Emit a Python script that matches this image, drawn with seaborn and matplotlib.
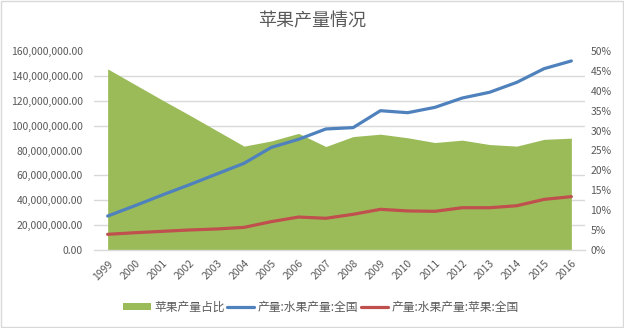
import matplotlib
matplotlib.use("Agg")
import matplotlib.pyplot as plt
import seaborn as sns
import numpy as np
from matplotlib.ticker import MultipleLocator, FuncFormatter, FixedLocator
from matplotlib.patches import Patch, Rectangle
from matplotlib.lines import Line2D

years = ["1999", "2000", "2001", "2002", "2003", "2004", "2005", "2006", "2007",
         "2008", "2009", "2010", "2011", "2012", "2013", "2014", "2015", "2016"]
# 产量:水果产量:全国
fruit_total = [27.3e6, 35.6e6, 44.2e6, 52.5e6, 61.1e6, 69.7e6, 82.5e6, 89.0e6, 97.3e6,
               98.4e6, 112.0e6, 110.4e6, 114.7e6, 122.2e6, 126.8e6, 134.8e6, 145.8e6, 152.0e6]
# 产量:水果产量:苹果:全国
apple = [12.6e6, 13.9e6, 15.0e6, 16.1e6, 16.9e6, 18.2e6, 22.8e6, 26.5e6, 25.5e6,
         28.7e6, 32.7e6, 31.4e6, 31.1e6, 34.0e6, 34.0e6, 35.6e6, 40.7e6, 42.9e6]
# 苹果产量占比 (%)
apple_share = [45.5, 41.6, 37.7, 33.9, 30.0, 26.1, 27.4, 29.3, 26.0,
               28.5, 29.1, 28.2, 27.0, 27.6, 26.5, 26.1, 27.8, 28.1]

title = "苹果产量情况"
labels = ["苹果产量占比", "产量:水果产量:全国", "产量:水果产量:苹果:全国"]

sns.set_theme(style="white")
plt.rcParams["font.family"] = ["Noto Sans CJK SC", "DejaVu Sans"]

GREEN = "#9BBB59"
BLUE = "#4F81BD"
RED = "#C0504D"
GRID = "#D9D9D9"
TXT = "#595959"

fig = plt.figure(figsize=(6.24, 3.28), dpi=100)
ax = fig.add_axes([94 / 624, 1 - 250 / 328, (585 - 94) / 624, (250 - 51) / 328])
ax2 = ax.twinx()
x = np.arange(len(years))

# area on primary axes (right-hand % scale)
ax.fill_between(x, 0, apple_share, color=GREEN, linewidth=0, zorder=2)
ax.set_ylim(0, 50)
ax.set_xlim(-0.5, len(years) - 0.5)
ax.yaxis.tick_right()
ax.yaxis.set_major_locator(MultipleLocator(5))
ax.yaxis.set_major_formatter(FuncFormatter(lambda v, p: f"{v:.0f}%"))
ax.yaxis.set_minor_locator(MultipleLocator(50 / 8))
ax.grid(False)
ax.grid(True, which="minor", axis="y", color=GRID, linewidth=1.0)
ax.set_axisbelow(True)
ax.tick_params(axis="y", which="both", length=0, labelsize=7.5, labelcolor=TXT, pad=4,
               left=False, labelleft=False, right=True, labelright=True)

ax.set_xticks(x)
ax.set_xticklabels(years, rotation=45, ha="right", rotation_mode="anchor")
ax.xaxis.set_minor_locator(FixedLocator(np.arange(-0.5, len(years), 1.0)))
ax.tick_params(axis="x", which="major", length=0, labelsize=7.5, labelcolor=TXT, pad=6)
ax.tick_params(axis="x", which="minor", length=5, color=GRID, width=1, direction="out")

for s in ["top", "left", "right"]:
    ax.spines[s].set_visible(False)
ax.spines["bottom"].set_color(GRID)
ax.spines["bottom"].set_linewidth(1.0)

# lines on twin axes (left-hand scale)
sns.lineplot(x=x, y=fruit_total, ax=ax2, color=BLUE, linewidth=2.3, legend=False)
sns.lineplot(x=x, y=apple, ax=ax2, color=RED, linewidth=2.3, legend=False)
ax2.set_ylim(0, 160e6)
ax2.set_xlim(-0.5, len(years) - 0.5)
ax2.yaxis.set_major_locator(MultipleLocator(20e6))
ax2.yaxis.set_major_formatter(FuncFormatter(lambda v, p: f"{v:,.2f}"))
ax2.tick_params(axis="y", length=0, labelsize=7.5, labelcolor=TXT, pad=8,
                left=True, labelleft=True, right=False, labelright=False)
ax2.set_ylabel("")
for s in ax2.spines.values():
    s.set_visible(False)
ax2.grid(False)

fig.suptitle(title, x=0.5, y=1 - 21 / 328, va="center", fontsize=13, color=TXT)

handles = [Patch(facecolor=GREEN, edgecolor="none"),
           Line2D([0], [0], color=BLUE, linewidth=2.3),
           Line2D([0], [0], color=RED, linewidth=2.3)]
fig.legend(handles, labels, loc="center", bbox_to_anchor=(321 / 624, 1 - 307 / 328), ncol=3,
           frameon=False, fontsize=8.5, labelcolor=TXT, handlelength=2.3, handleheight=0.6,
           handletextpad=0.3, columnspacing=0.2, borderaxespad=0)

fig.patches.append(Rectangle((0.0015, 0.002), 0.997, 0.995, transform=fig.transFigure,
                             fill=False, edgecolor=GRID, linewidth=1))

fig.savefig("out.png", dpi=100)
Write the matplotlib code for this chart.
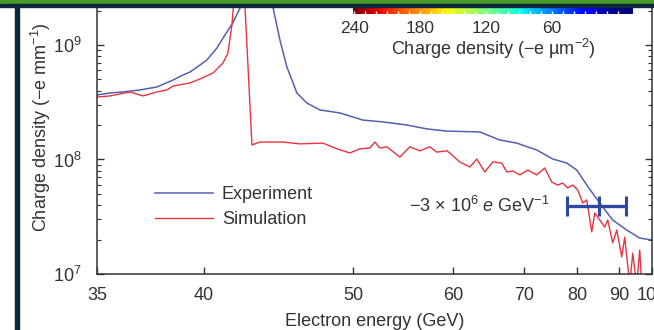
import numpy as np
import matplotlib
matplotlib.use("Agg")
import matplotlib.pyplot as plt
from matplotlib.patches import Rectangle
from matplotlib.ticker import NullLocator, FixedLocator

plt.rcParams['font.family'] = ['Liberation Sans', 'DejaVu Sans']
plt.rcParams['mathtext.fontset'] = 'custom'
plt.rcParams['mathtext.rm'] = 'Liberation Sans'
plt.rcParams['mathtext.it'] = 'Liberation Sans:italic'
plt.rcParams['font.size'] = 13

# Experiment (blue) - electron energy (GeV) vs charge density (-e/mm)
exp_energy = [35.0, 35.54, 36.1, 36.86, 37.64, 38.42, 38.92, 39.28, 39.8, 40.17,
              40.72, 41.06, 41.62, 42.04, 43.0, 44.08, 44.54, 45.01, 45.7, 46.41,
              47.36, 48.91, 50.83, 52.61, 54.94, 57.03, 59.29, 63.44, 66.26, 68.85,
              72.18, 75.08, 77.81, 79.89, 82.54, 85.12, 88.39, 92.21, 96.06, 100.0]
exp_charge = [3.66e8, 3.81e8, 3.89e8, 4.05e8, 4.30e8, 4.94e8, 5.47e8, 5.81e8, 6.68e8, 7.40e8,
              9.42e8, 1.15e9, 1.56e9, 2.10e9, 4.0e9, 2.15e9, 1.11e9, 6.43e8, 3.81e8, 3.11e8,
              2.71e8, 2.55e8, 2.21e8, 2.13e8, 2.00e8, 1.85e8, 1.77e8, 1.74e8, 1.48e8, 1.39e8,
              1.21e8, 1.01e8, 9.31e7, 8.09e7, 5.64e7, 4.17e7, 2.96e7, 2.42e7, 2.06e7, 1.98e7]

# Simulation (red)
sim_energy = [35.0, 35.54, 36.41, 36.99, 37.64, 38.12, 38.42, 39.28, 39.8, 40.5,
              41.06, 41.34, 41.57, 41.9, 42.33, 42.76, 43.25, 44.74, 45.91, 47.59,
              48.68, 49.73, 50.57, 51.44, 51.89, 52.34, 52.99, 54.24, 55.24, 56.28,
              57.36, 58.14, 59.29, 59.65, 60.86, 62.13, 63.04, 64.13, 65.24, 66.55,
              67.3, 68.22, 69.33, 70.64, 72.18, 73.59, 74.88, 76.03, 77.01, 78.01,
              79.04, 80.1, 81.19, 82.08, 83.22, 83.93, 85.12, 86.35, 87.1, 88.39,
              89.45, 90.81, 91.64, 93.07, 93.94, 95.13, 96.06, 96.67]
sim_charge = [3.51e8, 3.59e8, 3.89e8, 3.59e8, 3.89e8, 4.05e8, 4.38e8, 4.66e8, 5.05e8, 5.69e8,
              6.97e8, 8.51e8, 1.50e9, 6.0e9, 2.3e9, 1.34e8, 1.42e8, 1.42e8, 1.37e8, 1.39e8,
              1.24e8, 1.14e8, 1.24e8, 1.26e8, 1.42e8, 1.26e8, 1.29e8, 1.05e8, 1.29e8, 1.19e8,
              1.29e8, 1.16e8, 1.19e8, 1.14e8, 9.51e7, 8.59e7, 1.01e8, 7.78e7, 9.51e7, 9.31e7,
              7.78e7, 7.94e7, 7.33e7, 8.09e7, 7.33e7, 8.44e7, 6.35e7, 5.98e7, 6.23e7, 5.64e7,
              5.98e7, 5.42e7, 4.17e7, 4.43e7, 2.33e7, 3.41e7, 2.96e7, 2.57e7, 2.96e7, 1.87e7,
              2.42e7, 1.41e7, 2.10e7, 8e6, 1.52e7, 8e6, 1.62e7, 8e6]

# energy resolution bar
bar_center = 84.9
bar_low = 77.8
bar_high = 91.9
bar_level = 3.9e7

xticks = [35, 40, 50, 60, 70, 80, 90, 100]
cbar_ticks = [240, 180, 120, 60]


def inv_fwd(e):
    e = np.asarray(e, dtype=float)
    with np.errstate(divide='ignore', invalid='ignore'):
        return -1.0 / e


W, H = 654, 330
fig = plt.figure(figsize=(W / 100, H / 100), dpi=100)
ax = fig.add_axes([97 / W, 1 - 274 / H, (652 - 97) / W, (274 - 4) / H])

ax.set_xlim(35, 100)
ax.set_ylim(1e7, 10 ** 9.358)
# spectrometer axis: position ~ 1/E
ax.set_xscale('function', functions=(inv_fwd, inv_fwd))
ax.set_yscale('log')

ax.plot(exp_energy, exp_charge, color='#5262ad', lw=1.1, label='Experiment')
ax.plot(sim_energy, sim_charge, color='#e8343f', lw=1.0, label='Simulation')

ax.errorbar([bar_center], [bar_level], xerr=[[bar_center - bar_low], [bar_high - bar_center]],
            fmt='|', color='#3047a0', ms=15, mew=2.2, elinewidth=2.4, capsize=7.5, capthick=2.2)
ax.text(74.5, bar_level, '−3 × 10$^{6}$ $\\mathit{e}$ GeV$^{-1}$', ha='right', va='center',
        color='#333333')

ax.set_xlim(35, 100)
ax.set_ylim(1e7, 10 ** 9.358)
ax.xaxis.set_major_locator(FixedLocator(xticks))
ax.set_xticklabels([str(t) for t in xticks])
ax.xaxis.set_minor_locator(NullLocator())

for s in ax.spines.values():
    s.set_linewidth(1.1)
    s.set_color('#333333')
ax.spines['top'].set_visible(False)

ax.tick_params(axis='x', which='major', direction='in', length=5, width=1, pad=9, colors='#333333')
ax.tick_params(axis='y', which='major', direction='in', length=5, width=1, pad=11,
               right=True, colors='#333333')
ax.tick_params(axis='y', which='minor', direction='in', length=3, width=0.8, right=True,
               colors='#333333')

ax.set_xlabel('Electron energy (GeV)', color='#333333')
ax.xaxis.set_label_coords(0.5, -0.144)
ax.set_ylabel('Charge density (−e mm$^{-1}$)', color='#333333')
ax.yaxis.set_label_coords(-0.079, 0.543)

leg = ax.legend(loc='upper left', bbox_to_anchor=(155 / W, 1 - 186 / H),
                bbox_transform=fig.transFigure, frameon=False, borderpad=0,
                borderaxespad=0, handlelength=3.2, handletextpad=0.5, labelspacing=0.45)
for t in leg.get_texts():
    t.set_color('#333333')

# colour bar strip at the top
cax = fig.add_axes([353 / W, 1 - 14 / H, 280 / W, 10 / H])
grad = np.linspace(241, -14, 400).reshape(1, -1)
cax.imshow(grad, cmap='jet', vmin=0, vmax=240, aspect='auto', extent=[241, -14, 0, 1])
cax.set_xlim(241, -14)
cax.set_yticks([])
for s in cax.spines.values():
    s.set_visible(False)
cax.xaxis.set_major_locator(FixedLocator(cbar_ticks))
cax.xaxis.set_minor_locator(FixedLocator(list(range(0, 240, 10))))
cax.tick_params(axis='x', which='both', direction='in', length=2, width=1, colors='white',
                labelcolor='#333333', labelsize=12.5, pad=5)
cax.set_xlabel('Charge density (−e µm$^{-2}$)', color='#333333', labelpad=1)

# page border from the source figure
fig.add_artist(Rectangle((0, 1 - 4 / H), 1, 4 / H, transform=fig.transFigure,
                         color='#4b9a2c', zorder=20))
fig.add_artist(Rectangle((0, 1 - 7 / H), 1, 3 / H, transform=fig.transFigure,
                         color='#0e2739', zorder=20))
fig.add_artist(Rectangle((15 / W, 0), 3.5 / W, 1 - 4 / H, transform=fig.transFigure,
                         color='#0e2739', zorder=20))

fig.savefig('out.png', dpi=100)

• • • •

> _Requirements_: Reproduce, word for word, only the lines in the records above from the line with "Write the matplotlib code for this chart." through the line with "2.42e7, 2.06e7, 1.98e7]", including both ends; omit the pictures.

> _Correct output_:
Write the matplotlib code for this chart.
import numpy as np
import matplotlib
matplotlib.use("Agg")
import matplotlib.pyplot as plt
from matplotlib.patches import Rectangle
from matplotlib.ticker import NullLocator, FixedLocator

plt.rcParams['font.family'] = ['Liberation Sans', 'DejaVu Sans']
plt.rcParams['mathtext.fontset'] = 'custom'
plt.rcParams['mathtext.rm'] = 'Liberation Sans'
plt.rcParams['mathtext.it'] = 'Liberation Sans:italic'
plt.rcParams['font.size'] = 13

# Experiment (blue) - electron energy (GeV) vs charge density (-e/mm)
exp_energy = [35.0, 35.54, 36.1, 36.86, 37.64, 38.42, 38.92, 39.28, 39.8, 40.17,
              40.72, 41.06, 41.62, 42.04, 43.0, 44.08, 44.54, 45.01, 45.7, 46.41,
              47.36, 48.91, 50.83, 52.61, 54.94, 57.03, 59.29, 63.44, 66.26, 68.85,
              72.18, 75.08, 77.81, 79.89, 82.54, 85.12, 88.39, 92.21, 96.06, 100.0]
exp_charge = [3.66e8, 3.81e8, 3.89e8, 4.05e8, 4.30e8, 4.94e8, 5.47e8, 5.81e8, 6.68e8, 7.40e8,
              9.42e8, 1.15e9, 1.56e9, 2.10e9, 4.0e9, 2.15e9, 1.11e9, 6.43e8, 3.81e8, 3.11e8,
              2.71e8, 2.55e8, 2.21e8, 2.13e8, 2.00e8, 1.85e8, 1.77e8, 1.74e8, 1.48e8, 1.39e8,
              1.21e8, 1.01e8, 9.31e7, 8.09e7, 5.64e7, 4.17e7, 2.96e7, 2.42e7, 2.06e7, 1.98e7]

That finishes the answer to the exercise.